Non-residents trading in the UK: through UK investment managers, brokers or Lloyd’s agents - investment manager exemption interaction with double taxation treaties and other domestic legislation
Other relief may be available
The investment manager exemption provisions supplement but do not replace any provision for relief from UK taxation under the terms of a double taxation treaty. This means that where the investment manager exemption is not available, relief may still be available under the terms of a treaty where a UK agent is an agent of independent status acting in the ordinary course of his business. Where there is no treaty, the position differs between corporation tax and income tax.
CTA09/S5 makes the charge to corporation tax contingent upon the non-resident company carrying on a trade in the UK through a permanent establishment. CTA10/S1142(1) provides that an agent of independent status acting in the ordinary course of his business is not regarded as such a permanent establishment. Domestic legislation thereby affords the equivalent of treaty protection.
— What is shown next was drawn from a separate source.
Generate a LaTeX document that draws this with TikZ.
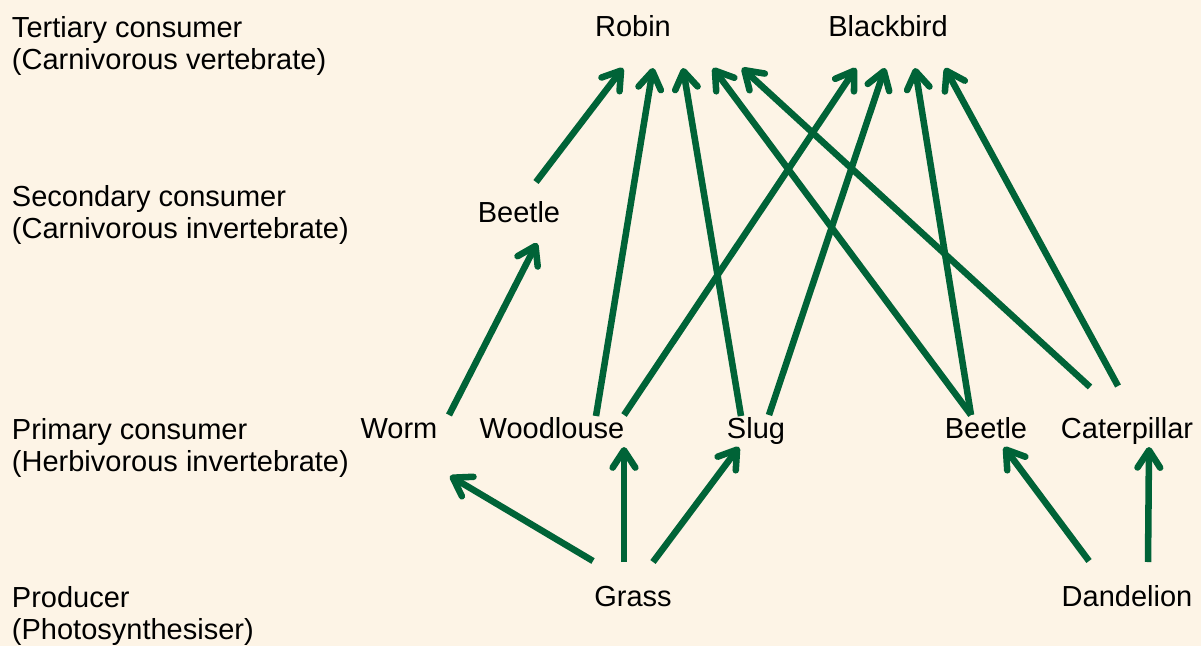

CTA10/S1146 supplements these provisions by providing that, in relation to ‘investment transactions’, where the conditions at INTM269060 are met, an investment manager is regarded as an agent of independent status acting in the ordinary course of his business.
The charge to income tax is not contingent upon the existence of a permanent establishment (see ITTOIA05/S6). Unless there is a double taxation treaty with a permanent establishment article which gives relief in respect of agents of independent status acting in the ordinary course of their business, a non-resident trading in the UK through an agent will be within the charge to income tax. However, the investment manager exemption provides relief in relation to ‘investment transactions’ carried out through an investment manager in these circumstances, where the conditions at INTM269060 are met.